C. The City of Yorba Linda is required to ensure the continuity of traffic flow on the relinquished portion of Route 90 including traffic signal progressions) and must maintain signs directing motorists to the continuation of Route 90.
2003 Assembly Bill, Chapter 525 changed the legislative definition of CA 90 to reflect the relinquishment of CA 90 in Yorba Linda. The locally maintained segment of CA 90 on what was Yorba Linda Freeway was renamed to Richard Nixon Parkway. The new definition of CA 90 reflecting the relinquishment of the highway in Yorba Linda appears on the 2005 Caltrans Map.

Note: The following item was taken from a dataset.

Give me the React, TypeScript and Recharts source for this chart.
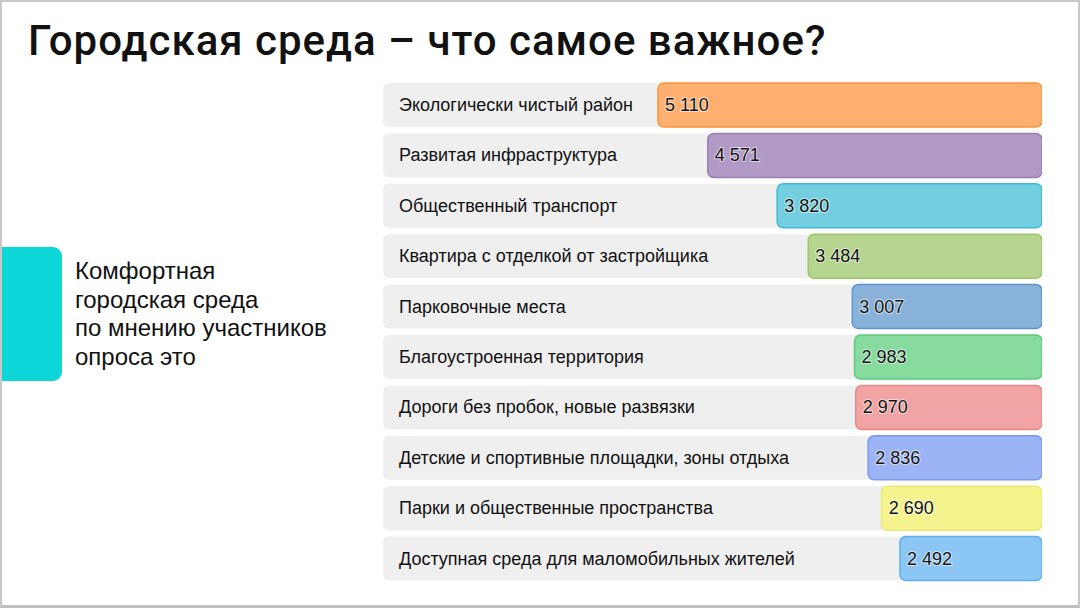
import { BarChart, Bar, XAxis, YAxis, Cell, LabelList } from "recharts";

const categories = [
  "Экологически чистый район",
  "Развитая инфраструктура",
  "Общественный транспорт",
  "Квартира с отделкой от застройщика",
  "Парковочные места",
  "Благоустроенная территория",
  "Дороги без пробок, новые развязки",
  "Детские и спортивные площадки, зоны отдыха",
  "Парки и общественные пространства",
  "Доступная среда для маломобильных жителей",
];

const votes = [5110, 4571, 3820, 3484, 3007, 2983, 2970, 2836, 2690, 2492];

const fills = ["#ffb070", "#b19ac6", "#73cfe0", "#b5d58e", "#88b2da", "#88db9e", "#f2a4a4", "#9cb4f5", "#f5f48e", "#8bc6f5"];
const strokes = ["#f8943a", "#9b7db5", "#3eb8d4", "#9bc56a", "#5e95cc", "#5acb7a", "#e88585", "#7a98ee", "#ebe970", "#5fb0f0"];

const PLOT_LEFT = 383;

const fmt = (v: number) => String(v).replace(/\B(?=(\d{3})+(?!\d))/g, " ");

export default function App() {
  const data = categories.map((name, i) => ({ name, value: votes[i] }));

  return (
    <div
      style={{
        position: "absolute",
        left: 0,
        top: 0,
        width: 1080,
        height: 608,
        background: "#fff",
        boxSizing: "border-box",
        border: "2px solid #c8c8c8",
        borderBottom: "3px solid #c0c0c0",
        overflow: "hidden",
      }}
    >
      <div
        style={{
          position: "absolute",
          left: 26,
          top: 14,
          fontFamily: "Roboto, 'Liberation Sans', sans-serif",
          fontWeight: 500,
          fontSize: 42,
          letterSpacing: 1,
          color: "#111",
          whiteSpace: "nowrap",
        }}
      >
        Городская среда – что самое важное?
      </div>

      <div
        style={{
          position: "absolute",
          left: -2,
          top: 245,
          width: 62,
          height: 134,
          background: "#0dd6d9",
          borderRadius: "0 9px 9px 0",
        }}
      />
      <div
        style={{
          position: "absolute",
          left: 73,
          top: 255,
          fontFamily: "'Liberation Sans', Arial, sans-serif",
          fontSize: 24,
          lineHeight: "28.5px",
          color: "#111",
        }}
      >
        Комфортная
        <br />
        городская среда
        <br />
        по мнению участников
        <br />
        опроса это
      </div>

      <div style={{ position: "absolute", left: -2, top: -2 }}>
        <BarChart
          width={1080}
          height={608}
          data={data}
          layout="vertical"
          margin={{ top: 80, right: 38, bottom: 24, left: PLOT_LEFT }}
          barSize={44}
        >
          <XAxis type="number" hide reversed domain={[955, 8085]} allowDataOverflow />
          <YAxis type="category" dataKey="name" hide />
          <Bar
            dataKey="value"
            isAnimationActive={false}
            radius={6}
            strokeWidth={1.5}
            background={{ fill: "#efefef", radius: 6, stroke: "none" }}
          >
            {data.map((d, i) => (
              <Cell key={d.name} fill={fills[i]} stroke={strokes[i]} />
            ))}
            <LabelList
              dataKey="name"
              content={(p: any) => (
                <text
                  x={PLOT_LEFT + 16}
                  y={Number(p.y) + Number(p.height) / 2}
                  dominantBaseline="central"
                  fontFamily="'Liberation Sans', Arial, sans-serif"
                  fontSize={18}
                  fill="#111"
                >
                  {p.value}
                </text>
              )}
            />
            <LabelList
              dataKey="value"
              content={(p: any) => {
                const x = Number(p.x);
                const w = Number(p.width);
                const left = Math.min(x, x + w);
                return (
                  <text
                    x={left + 7}
                    y={Number(p.y) + Number(p.height) / 2}
                    dominantBaseline="central"
                    fontFamily="'Liberation Sans', Arial, sans-serif"
                    fontSize={18}
                    fill="#111"
                    stroke="#fff"
                    strokeWidth={2}
                    strokeOpacity={0.6}
                    paintOrder="stroke"
                  >
                    {fmt(p.value)}
                  </text>
                );
              }}
            />
          </Bar>
        </BarChart>
      </div>
    </div>
  );
}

Between 2005 and 2007 the Marina Freeway segment of CA 90 was extended west of Culver Boulevard which included a new interchange. The March 2006 Daily Breeze featured a plan by the Los Angeles County Public Works department to extend the Marina Freeway west of CA 1/Lincoln Boulevard to Admiralty Way as a non-State Highway facility. Construction is stated to have an anticipated target start date during 2011 but nothing ultimately materialized with the planned project.
The eastern segment of CA 90 between CA 39 in La Habra to CA 91 is shown currently State Maintained from Postmiles ORA 0.5-8.14 and ORA 11.49-12.82 factoring the relinquishment in Yorba Linda.
Part 2; a drive on the Marina Freeway segment of California State Route 90
From CA 1/Lincoln Boulevard southbound near Marina del Rey traffic can access CA 90 towards the Marina Freeway.
CA 90 eastbound follows the Marina Expressway to Culver Boulevard where the Marina Freeway begins. CA 90 accesses Culver Boulevard via an unnumbered Exit.
Upon joining the Marina Freeway CA 90 eastbound accesses Centinela Avenue at Exit 1
CA 90 eastbound on the Marina Freeway intersects Interstate 405/San Diego Freeway at Exit 2.
East of Interstate 405 the Marina Freeway and western segment of CA 90 terminates Postmile LA T3.278 at Slauson Avenue in Culver City.